Bend It Like Beckham (Rated PG-13)
A comedy about bending the rules to reach your goal, Bend It Like Beckham explores the world of women’s football, from kick-abouts in the park to freekicks in the Final. Set in Hounslow, West London and Hamburg, the film follows two 18 year olds with their hearts set on a future in professional soccer. Heart-stopping talent doesn’t seem to be enough when your parents want you to hang up your football boots, find a nice boyfriend and learn to cook the perfect chapatti.
Kicking and Screaming (Rated PG)
Phil Weston (Will Ferrell) has been unathletic his entire life. In college he failed at every sport that he tried out for. It looks like his 10-year old son, Sam (Dylan McLaughlin), is following in his footsteps. Sam is riding the bench on the best soccer team in the league, which just happens to be coached by Phil’s father, Buck (Robert Duvall). Buck has been competitive his whole life and winning is everything to him. Buck trades Sam to the last place Tigers team. The coach of the Tigers quits, and Phil becomes the new coach, even though he has never coached in his life. Phil gets a neighbor, Mike Ditka of the Chicago Bears, to help him coach. Mike recruits two Italian soccer kids to the Tigers. The Tigers start winning, and they get to play in the championship game against Buck’s team.
Shaolin Soccer (Rated PG)
Sing is a skilled Shaolin Kung Fu devotee whose amazing “leg of steel” catches the eye of a soccer coach. Together they assemble a squad of Sing’s former Shaolin brothers inspired by the big-money prize in a national soccer competition. Using an unlikely mix of martial arts and newfound soccer skills, it seems an unbeatable combination until they must face the dreaded Team Evil in the ultimate battle for the title.

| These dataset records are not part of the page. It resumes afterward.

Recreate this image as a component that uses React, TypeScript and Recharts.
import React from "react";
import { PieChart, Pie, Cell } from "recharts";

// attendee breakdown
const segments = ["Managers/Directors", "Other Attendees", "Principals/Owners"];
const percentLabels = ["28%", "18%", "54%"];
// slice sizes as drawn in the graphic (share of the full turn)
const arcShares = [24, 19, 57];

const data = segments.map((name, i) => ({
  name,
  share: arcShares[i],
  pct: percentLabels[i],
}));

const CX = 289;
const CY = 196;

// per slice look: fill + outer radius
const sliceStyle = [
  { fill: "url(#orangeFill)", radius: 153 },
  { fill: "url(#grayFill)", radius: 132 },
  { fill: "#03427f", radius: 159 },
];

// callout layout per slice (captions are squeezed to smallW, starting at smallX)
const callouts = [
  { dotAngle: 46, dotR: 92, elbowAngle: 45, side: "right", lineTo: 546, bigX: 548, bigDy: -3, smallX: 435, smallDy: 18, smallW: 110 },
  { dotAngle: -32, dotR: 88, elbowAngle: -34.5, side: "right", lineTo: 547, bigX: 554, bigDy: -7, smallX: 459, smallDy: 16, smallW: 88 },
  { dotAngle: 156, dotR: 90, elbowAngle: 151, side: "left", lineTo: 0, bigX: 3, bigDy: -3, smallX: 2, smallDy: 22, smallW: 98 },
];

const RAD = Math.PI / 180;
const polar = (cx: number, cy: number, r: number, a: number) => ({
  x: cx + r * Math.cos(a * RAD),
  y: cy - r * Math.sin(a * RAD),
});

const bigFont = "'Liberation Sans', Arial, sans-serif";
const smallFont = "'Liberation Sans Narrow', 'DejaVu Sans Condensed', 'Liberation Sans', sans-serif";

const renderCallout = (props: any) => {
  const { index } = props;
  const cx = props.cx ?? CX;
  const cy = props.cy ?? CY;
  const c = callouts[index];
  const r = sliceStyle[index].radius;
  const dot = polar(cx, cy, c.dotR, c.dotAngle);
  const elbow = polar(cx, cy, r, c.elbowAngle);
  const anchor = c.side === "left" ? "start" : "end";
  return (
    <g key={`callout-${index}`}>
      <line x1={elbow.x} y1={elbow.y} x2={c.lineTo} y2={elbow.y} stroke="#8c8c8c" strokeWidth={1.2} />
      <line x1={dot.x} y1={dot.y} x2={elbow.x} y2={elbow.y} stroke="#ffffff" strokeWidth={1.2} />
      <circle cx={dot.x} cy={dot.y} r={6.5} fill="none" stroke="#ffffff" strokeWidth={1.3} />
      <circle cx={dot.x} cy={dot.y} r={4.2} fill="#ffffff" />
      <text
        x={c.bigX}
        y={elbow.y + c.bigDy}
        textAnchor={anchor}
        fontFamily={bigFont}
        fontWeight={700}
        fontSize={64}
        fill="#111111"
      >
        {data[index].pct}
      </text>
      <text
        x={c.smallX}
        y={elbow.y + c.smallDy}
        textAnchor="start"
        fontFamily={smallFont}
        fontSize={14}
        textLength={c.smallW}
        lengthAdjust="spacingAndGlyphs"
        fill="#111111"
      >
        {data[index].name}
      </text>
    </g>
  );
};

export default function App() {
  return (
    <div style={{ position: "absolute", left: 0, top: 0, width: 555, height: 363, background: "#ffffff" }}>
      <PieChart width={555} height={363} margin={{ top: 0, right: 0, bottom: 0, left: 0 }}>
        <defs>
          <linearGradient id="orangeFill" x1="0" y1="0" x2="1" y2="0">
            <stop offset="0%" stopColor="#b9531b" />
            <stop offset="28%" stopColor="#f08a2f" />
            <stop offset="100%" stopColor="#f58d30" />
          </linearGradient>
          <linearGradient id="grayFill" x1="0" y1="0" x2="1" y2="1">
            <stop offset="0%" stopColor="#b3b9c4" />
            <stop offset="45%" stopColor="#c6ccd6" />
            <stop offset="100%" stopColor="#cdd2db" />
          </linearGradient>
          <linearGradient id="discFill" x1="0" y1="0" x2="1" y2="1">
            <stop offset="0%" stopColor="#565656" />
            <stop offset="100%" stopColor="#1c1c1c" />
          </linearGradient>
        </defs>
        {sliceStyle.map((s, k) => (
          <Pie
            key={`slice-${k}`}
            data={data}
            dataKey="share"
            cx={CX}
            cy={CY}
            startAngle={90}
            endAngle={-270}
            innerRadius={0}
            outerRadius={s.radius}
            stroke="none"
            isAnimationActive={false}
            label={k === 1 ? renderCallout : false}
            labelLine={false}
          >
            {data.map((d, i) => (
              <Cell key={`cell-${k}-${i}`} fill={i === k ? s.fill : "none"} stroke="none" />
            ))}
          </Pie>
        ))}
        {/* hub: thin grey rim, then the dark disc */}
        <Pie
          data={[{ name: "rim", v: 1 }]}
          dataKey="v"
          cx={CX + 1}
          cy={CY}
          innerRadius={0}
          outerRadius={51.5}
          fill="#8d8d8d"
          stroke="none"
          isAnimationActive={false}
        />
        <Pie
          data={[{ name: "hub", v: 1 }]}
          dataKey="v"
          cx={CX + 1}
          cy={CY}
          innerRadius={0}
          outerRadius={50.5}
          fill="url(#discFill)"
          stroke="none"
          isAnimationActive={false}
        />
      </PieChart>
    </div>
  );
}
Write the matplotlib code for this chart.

Once in a Lifetime (Rated PG-13)
It was 1977 and one of New York’s most tumultuous and decadent summers. Then, in the midst of blackouts, riots, the Son of Sam serial killer scare and the dawn of Studio 54, came an entirely unexpected moment of inspiration: the rise of the New York Cosmos, America’s first great soccer team, and its larger-than-life superstar, Pelé. Suddenly embraced by a city obsessed with celebrity and flamboyance, the Cosmos kicked off America’s first passionate love affair with the world’s most popular sport & found themselves swept up in a careening path of glory, glamour, debauchery and controversy.
Goal (PG-13)
Like millions of kids around the world, Santiago harbors the dream of being a professional footballer. However, living in the Barrios section of Los Angeles, he thinks it is only that–a dream. Until one day an extraordinary turn of events has him trying out for Premiership club Newcastle United.
A Shot at Glory (Rated R)
Gordon McLeod (Robert Duvall) is the manager of a second tier Scottish football team. Faced with pressure from his American owner (Michael Keaton), he is forced to bring on a marquee player (Ally McCoist) to improve the fortunes of the team and prevent its being moved from the fiercely loyal town it’s been for a century. Along the way, McLeod must battle his own demons, including long-standing tiffs with both his daughter and a former colleague who betrayed him.
Hooligans (Rated R)
Unjustly expelled from Harvard when a stash of cocaine is found in his possession, Matt (Elijah Wood) moves to London to live with his sister and her husband Steve (Marc Warren.) He is quickly introduced to Steve’s chirpy, cock-sure younger brother Pete (Charlie Hunnam.) Initially, Pete is reluctant to get acquainted with Matt and allow him to tread around the capital city with him because he may be seen by others as an ‘outsider’, but after a heavy drinking session with him and his mates he quickly changes his opinion of him. On the way back from a football match, Matt is viciously accosted by a gang of Birmingham City thugs, until Pete and his friends step in and save him. It is from here that Matt learns the truth about Pete and his friends- they are football hooligans, operating the GSE (Green Street Elite) ‘firm.’ Initially afraid of the violence, Matt soon ends up becoming as desensitized to it as his new found friends- but as events roll on, suspicion, shocking revelations and unsettled scores combine to a devastating climax where London’s most fierce football rivals- Millwall and West Ham United- are set to go head to head.